In the conclusion to Walden, Thoreau makes a surprising critical move and compares the possible reception of his document to the criticisms of “the Walden ice.” The objections of individuals are spatially located, as people from the South critique the ice for its blue color as muddiness, and white ice as purer than Walden’s blue ice. The comparison of colors speaks to a discussion about ontological emplacement, where the white color of Cambridge ice is superior to the blue clarity of Walden ice. Thoreau thus provides a cultural critique of an imagined power hierarchy in his depiction of Southerners’ objections to the ice at Walden. His cultural critique expands to a view of Americans, in which there is the possibility that American intellectuals are “dwarfs,” or offensive and small, in comparison to Elizabethan and ancient historical counterparts. The term “dwarfs” also presents a mythological connotation, where Thoreau repudiates these comparisons by drawing attention to their mythological existence. The purpose of these comparisons creates boundaries from ice, where constructs, such as intellectual grandeur, are also mythologized. The phrase “A living dog is better than a dead weeds” portrays the plurality of weeds as a singular construct. Hence, the “living dog,” a subject with vibrancy in experience and emotions, is better than the compilation of mythological corpses. Thoreau then observes that the myth of purity is a mist, or small cloud of suspended droplets, inhabiting the earth; in this sense, it is the ‘azure beyond,” or a vibrant blue in a depthless cloudless sky, where he presupposes his temporal and spatial position. The maintenance of his subject position is articulated through the physical manifestation and mythological crystallization of ice in Walden. Thoreau sets boundaries and troubles these limitations through his deliberation of non-organic, particulate matter of ice.

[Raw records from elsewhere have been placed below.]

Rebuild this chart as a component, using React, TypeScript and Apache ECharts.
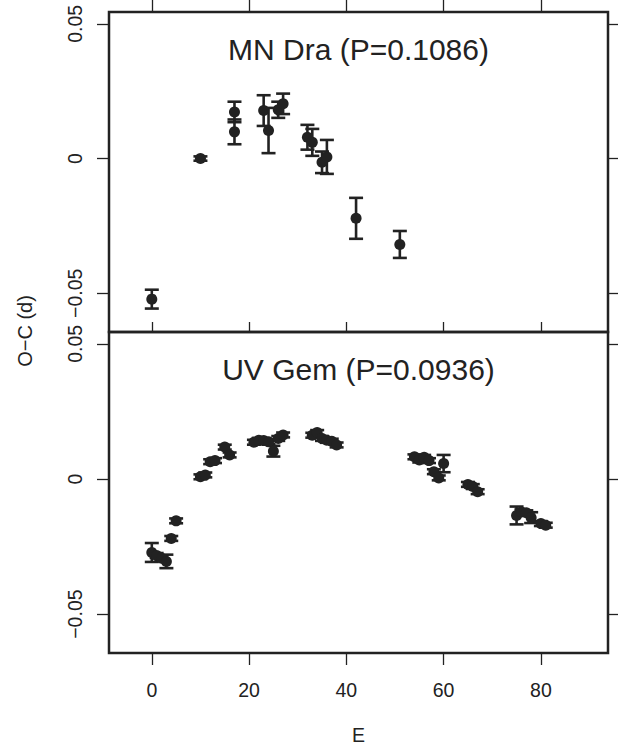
import React, { useEffect, useRef } from "react";
import * as echarts from "echarts";

// MN Dra: cycle number, O-C (days), 1-sigma error
const mnE = [0, 10, 17, 17, 23, 24, 26, 27, 32, 33, 35, 36, 42, 51];
const mnOC = [-0.0522, 0.0, 0.0173, 0.0099, 0.0178, 0.0104, 0.0181, 0.0203, 0.0079, 0.006, -0.0014, 0.0006, -0.0222, -0.0319];
const mnErr = [0.0035, 0.0008, 0.0038, 0.0046, 0.0057, 0.0084, 0.003, 0.0038, 0.0046, 0.005, 0.004, 0.0063, 0.0076, 0.005];

// UV Gem: cycle number, O-C (days), 1-sigma error
const uvE = [0, 1, 2, 3, 4, 5, 10, 11, 12, 13, 15, 16, 21, 22, 23, 24, 25, 26, 27, 33, 34, 35, 36, 37, 38, 54, 55, 56, 57, 58, 59, 60, 65, 66, 67, 75, 76, 77, 78, 80, 81];
const uvOC = [-0.0272, -0.0283, -0.0293, -0.0305, -0.022, -0.0155, 0.0008, 0.0015, 0.0064, 0.0068, 0.0118, 0.0089, 0.0136, 0.0143, 0.0142, 0.0138, 0.0103, 0.015, 0.0163, 0.0162, 0.0172, 0.015, 0.0143, 0.014, 0.0126, 0.0082, 0.007, 0.008, 0.0068, 0.0027, 0.0004, 0.0057, -0.002, -0.0028, -0.0047, -0.0135, -0.0122, -0.0125, -0.0143, -0.0165, -0.0171];
const uvErr = [0.0035, 0.0009, 0.0009, 0.0025, 0.0009, 0.0009, 0.0009, 0.0009, 0.0009, 0.0009, 0.0009, 0.0009, 0.0009, 0.0009, 0.0009, 0.0009, 0.002, 0.0009, 0.0009, 0.0009, 0.0009, 0.0009, 0.0009, 0.0009, 0.0009, 0.0009, 0.0009, 0.0009, 0.0009, 0.0009, 0.0009, 0.0032, 0.0009, 0.0009, 0.0009, 0.0033, 0.0009, 0.0009, 0.002, 0.0009, 0.0009];

const xTicks = [0, 20, 40, 60, 80];
const yTicks = [-0.05, 0, 0.05];
const titles = ["MN Dra (P=0.1086)", "UV Gem (P=0.0936)"];

const INK = "#222222";
const FONT = "Liberation Sans";

const fmtY = (v: number) => (v < 0 ? "\u2212" + String(Math.abs(v)) : String(v));

function errorBarSeries(xi: number, yi: number, es: number[], oc: number[], err: number[]) {
  return {
    type: "custom",
    xAxisIndex: xi,
    yAxisIndex: yi,
    data: es.map((e, i) => [e, oc[i], err[i]]),
    encode: { x: 0, y: 1 },
    renderItem: (_params: any, api: any) => {
      const x = api.value(0);
      const y = api.value(1);
      const e = api.value(2);
      const hi = api.coord([x, y + e]);
      const lo = api.coord([x, y - e]);
      const hw = 7;
      const style = { stroke: INK, lineWidth: 2.6 };
      return {
        type: "group",
        children: [
          { type: "line", shape: { x1: hi[0], y1: hi[1], x2: lo[0], y2: lo[1] }, style },
          { type: "line", shape: { x1: hi[0] - hw, y1: hi[1], x2: hi[0] + hw, y2: hi[1] }, style },
          { type: "line", shape: { x1: lo[0] - hw, y1: lo[1], x2: lo[0] + hw, y2: lo[1] }, style },
        ],
      };
    },
    z: 3,
  };
}

function pointSeries(xi: number, yi: number, es: number[], oc: number[]) {
  return {
    type: "scatter",
    xAxisIndex: xi,
    yAxisIndex: yi,
    data: es.map((e, i) => [e, oc[i]]),
    symbol: "circle",
    symbolSize: 11,
    itemStyle: { color: INK, opacity: 1 },
    z: 4,
  };
}

export default function App() {
  const ref = useRef<HTMLDivElement>(null);

  useEffect(() => {
    if (!ref.current) return;
    const chart = echarts.init(ref.current, null, { renderer: "svg" });

    const xBase = {
      type: "value",
      min: -8.8,
      max: 93.8,
      axisLine: { show: false, onZero: false },
      splitLine: { show: false },
      axisTick: { show: true, inside: false, length: 12, lineStyle: { color: INK, width: 1.3 }, customValues: xTicks },
      axisLabel: { show: false, customValues: xTicks },
    };
    const yBase = {
      type: "value",
      min: -0.0644,
      max: 0.0544,
      axisLine: { show: false, onZero: false },
      splitLine: { show: false },
      axisTick: { show: true, inside: false, length: 12, lineStyle: { color: INK, width: 1.3 }, customValues: yTicks },
      axisLabel: { show: false, customValues: yTicks },
    };
    const yLabel = {
      show: true,
      customValues: yTicks,
      rotate: 90,
      margin: 24,
      fontSize: 19.5,
      fontFamily: FONT,
      color: INK,
      formatter: fmtY,
    };

    chart.setOption({
      animation: false,
      backgroundColor: "#ffffff",
      grid: [
        { left: 109, top: 12, width: 499, height: 320, show: true, borderColor: INK, borderWidth: 2.5, backgroundColor: "transparent" },
        { left: 109, top: 332, width: 499, height: 321, show: true, borderColor: INK, borderWidth: 2.5, backgroundColor: "transparent" },
      ],
      xAxis: [
        { ...xBase, gridIndex: 0, position: "top" },
        {
          ...xBase,
          gridIndex: 1,
          position: "bottom",
          axisLabel: { show: true, customValues: xTicks, margin: 27, fontSize: 19.5, fontFamily: FONT, color: INK },
        },
        { ...xBase, gridIndex: 1, position: "top", axisTick: { ...xBase.axisTick, length: 10 } },
      ],
      yAxis: [
        { ...yBase, gridIndex: 0, position: "left", axisLabel: yLabel },
        { ...yBase, gridIndex: 0, position: "right", axisTick: { ...yBase.axisTick, length: 10 } },
        { ...yBase, gridIndex: 1, position: "left", axisLabel: yLabel },
        { ...yBase, gridIndex: 1, position: "right", axisTick: { ...yBase.axisTick, length: 10 } },
      ],
      graphic: [
        {
          type: "text",
          x: 358.5,
          y: 49,
          style: { text: titles[0], fontSize: 30, fontFamily: FONT, fill: INK, align: "center", verticalAlign: "middle" },
        },
        {
          type: "text",
          x: 358.5,
          y: 369,
          style: { text: titles[1], fontSize: 30, fontFamily: FONT, fill: INK, align: "center", verticalAlign: "middle" },
        },
        {
          type: "text",
          x: 358.5,
          y: 735,
          style: { text: "E", fontSize: 19.5, fontFamily: FONT, fill: INK, align: "center", verticalAlign: "middle" },
        },
        {
          type: "text",
          x: 25,
          y: 331,
          rotation: Math.PI / 2,
          style: { text: "O\u2212C (d)", fontSize: 20, fontFamily: FONT, fill: INK, align: "center", verticalAlign: "middle" },
        },
      ],
      series: [
        errorBarSeries(0, 0, mnE, mnOC, mnErr),
        pointSeries(0, 0, mnE, mnOC),
        errorBarSeries(1, 2, uvE, uvOC, uvErr),
        pointSeries(1, 2, uvE, uvOC),
      ],
    });

    return () => chart.dispose();
  }, []);

  return <div ref={ref} style={{ position: "absolute", left: 0, top: 0, width: 618, height: 747 }} />;
}
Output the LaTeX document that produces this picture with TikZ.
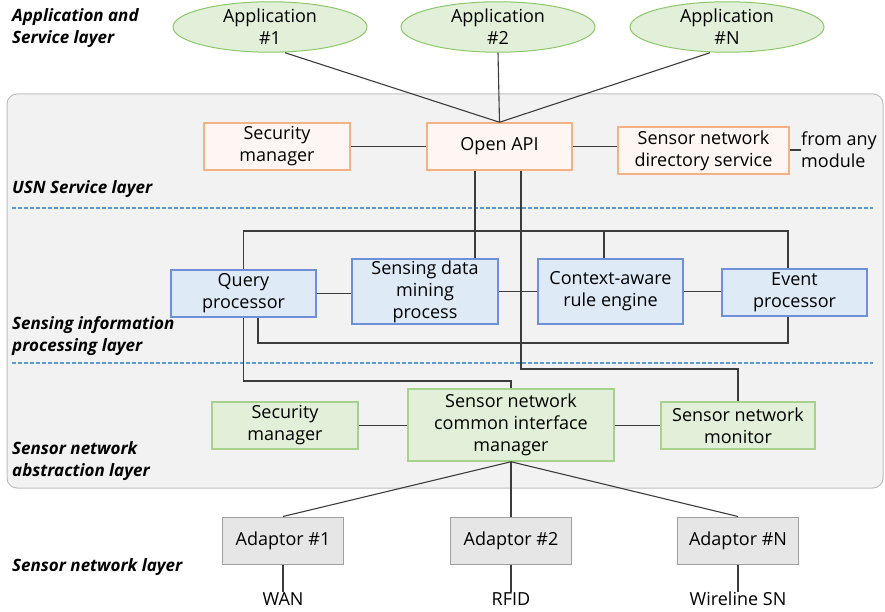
\documentclass[tikz,border=0pt]{standalone}
\usepackage{fontspec}
\setmainfont{Open Sans}
\usetikzlibrary{shapes.geometric,calc}
\definecolor{appfill}{RGB}{226,240,217}
\definecolor{appedge}{RGB}{140,200,105}
\definecolor{svcfill}{RGB}{254,246,242}
\definecolor{svcedge}{RGB}{244,177,131}
\definecolor{procfill}{RGB}{222,235,247}
\definecolor{procedge}{RGB}{111,143,216}
\definecolor{absfill}{RGB}{226,240,217}
\definecolor{absedge}{RGB}{169,209,142}
\definecolor{adpfill}{RGB}{230,230,230}
\definecolor{adpedge}{RGB}{160,160,160}
\definecolor{panelfill}{RGB}{242,242,242}
\definecolor{paneledge}{RGB}{191,191,191}
\definecolor{sepblue}{RGB}{91,155,213}
\definecolor{wiregray}{RGB}{60,60,60}
\tikzset{
  txt/.style={
    font=\fontsize{18}{22}\selectfont,
    align=center,
    inner sep=0pt
  },
  box/.style={txt, rectangle, line width=1.5pt, minimum height=47pt},
  app/.style={
    txt, ellipse,
    draw=appedge, fill=appfill,
    line width=1pt,
    minimum width=194pt, minimum height=44pt
  },
  svc/.style={box, draw=svcedge, fill=svcfill},
  proc/.style={box, draw=procedge, fill=procfill},
  abst/.style={box, draw=absedge, fill=absfill},
  adp/.style={
    box, draw=adpedge, fill=adpfill,
    line width=1pt,
    minimum width=121pt
  },
  layer/.style={
    font=\fontsize{17}{22}\selectfont\bfseries\itshape,
    align=left, anchor=west, inner sep=0pt
  },
  wire/.style={draw=wiregray, line width=1.1pt},
  sep/.style={draw=sepblue, line width=1.1pt, dash pattern=on 4pt off 2pt}
}

\begin{document}
\begin{tikzpicture}[x=1pt,y=-1pt]
  \useasboundingbox (0,0) rectangle (885,612);
  % middle panel
  \draw[rounded corners=10pt, fill=panelfill, draw=paneledge, line width=1pt]
    (7,94) rectangle (883,488);
  \draw[sep] (12,208) -- (873,208);
  \draw[sep] (12,363) -- (873,363);

  % layer names
  \node[layer] (lapp) at (12,28) {Application and\\Service layer};
  \node[layer] (lusn) at (12,189) {USN Service layer};
  \node[layer] (lsip) at (12,336) {Sensing information\\processing layer};
  \node[layer] (lsna) at (12,461) {Sensor network\\abstraction layer};
  \node[layer] (lsn) at (12,567) {Sensor network layer};

  % applications
  \node[app] (app1) at (270,27) {Application\\\#1};
  \node[app] (app2) at (498,27) {Application\\\#2};
  \node[app] (appN) at (727,27) {Application\\\#N};

  % USN service layer
  \node[svc, minimum width=145pt] (api) at (499.5,146.5) {Open API};
  \node[svc, minimum width=146pt] (secu) at (277,146.5) {Security\\manager};
  \node[svc, minimum width=171pt] (dir) at (703.5,150.5)
    {Sensor network\\directory service};
  \node[txt, align=left, anchor=west] (anymod) at (801,150) {from any\\module};

  % sensing information processing layer
  \node[proc, minimum width=145pt] (query) at (243.5,293.5) {Query\\processor};
  \node[proc, minimum width=146pt, minimum height=65pt] (mining) at (425,291.5)
    {Sensing data\\mining\\process};
  \node[proc, minimum width=145pt, minimum height=65pt] (ctx) at (610.5,291.5)
    {Context-aware\\rule engine};
  \node[proc, minimum width=145pt] (event) at (794.5,292.5) {Event\\processor};

  % sensor network abstraction layer
  \node[abst, minimum width=146pt] (secl) at (285,425.5) {Security\\manager};
  \node[abst, minimum width=206pt, minimum height=72pt] (cim) at (511,425)
    {Sensor network\\common interface\\manager};
  \node[abst, minimum width=154pt] (mon) at (738,425.5)
    {Sensor network\\monitor};

  % sensor network layer
  \node[adp] (adp1) at (283,540.5) {Adaptor \#1};
  \node[adp] (adp2) at (511,540.5) {Adaptor \#2};
  \node[adp] (adpN) at (738,540.5) {Adaptor \#N};
  \node[txt, anchor=north] (wan) at (283,592) {WAN};
  \node[txt, anchor=north] (rfid) at (511,592) {RFID};
  \node[txt, anchor=north] (wsn) at (738,592) {Wireline SN};

  % bend points
  \coordinate (apiL) at (475,0);
  \coordinate (apiR) at (521,0);
  \coordinate (ctxT) at (604,0);
  \coordinate (evtX) at (788,0);
  \coordinate (qryB) at (258,0);
  \coordinate (busT) at (0,231);
  \coordinate (busB) at (0,343);
  \coordinate (monY) at (0,369);
  \coordinate (cimY) at (0,381);

  % connectors
  \draw[wire] ([xshift=15pt]app1.south) -- (api.north);
  \draw[wire] (app2.south) -- (api.north);
  \draw[wire] ([xshift=-17pt]appN.south) -- (api.north);
  \draw[wire] (secu.east) -- (api.west);
  \draw[wire] (api.east) -- (api.east -| dir.west);
  \draw[wire] (dir.east |- anymod.west) -- (anymod.west);

  \draw[wire] (api.south -| apiL) -- (apiL |- mining.north);
  \draw[wire] (query.north) -- (query.north |- busT) -| (event.north -| evtX);
  \draw[wire] (ctx.north -| ctxT) -- (ctxT |- busT);
  \draw[wire] (query.east) -- (mining.west |- query.east);
  \draw[wire] (mining.east) -- (ctx.west);
  \draw[wire] (ctx.east) -- (ctx.east -| event.west);
  \draw[wire] (query.south -| qryB) -- (qryB |- busB) -| (event.south -| evtX);

  \draw[wire] (api.south -| apiR) -- (apiR |- monY) -| (mon.north);
  \draw[wire] (query.south) -- (query.south |- cimY) -| (cim.north);
  \draw[wire] (secl.east) -- (cim.west |- secl.east);
  \draw[wire] (cim.east |- mon.west) -- (mon.west);

  \draw[wire] (cim.south) -- (adp1.north);
  \draw[wire] (cim.south) -- (adp2.north);
  \draw[wire] (cim.south) -- (adpN.north);
  \draw[wire] (adp1.south) -- (wan.north);
  \draw[wire] (adp2.south) -- (rfid.north);
  \draw[wire] (adpN.south) -- (wsn.north);
\end{tikzpicture}
\end{document}
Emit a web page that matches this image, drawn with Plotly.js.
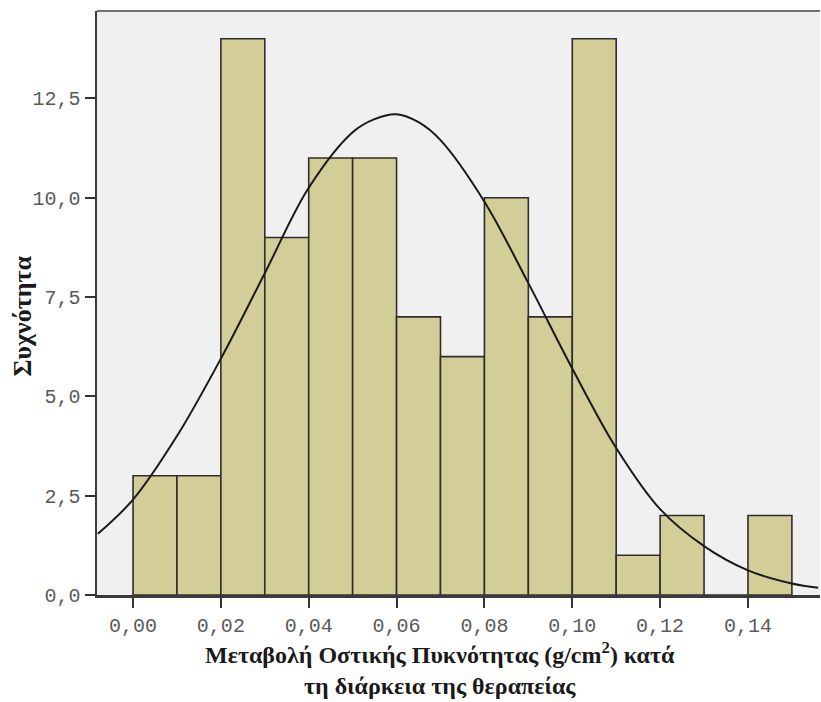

Thoreau’s interactions with ice are points of suspending a moment in time, as well as acknowledging the realities of change. Crystallization is a process of organizing components in Thoreau’s mental and physical geography, which solidifies his subject position in his ecosystem. Ice records the lattice of Walden, and intertwining elements to collapse ontological boundaries of possibilities. This breakdown of boundaries demonstrates the gaps and intersections between points of solidification, or crystallization, in Thoreau’s poetic record of ice as ontological and physical apparatus.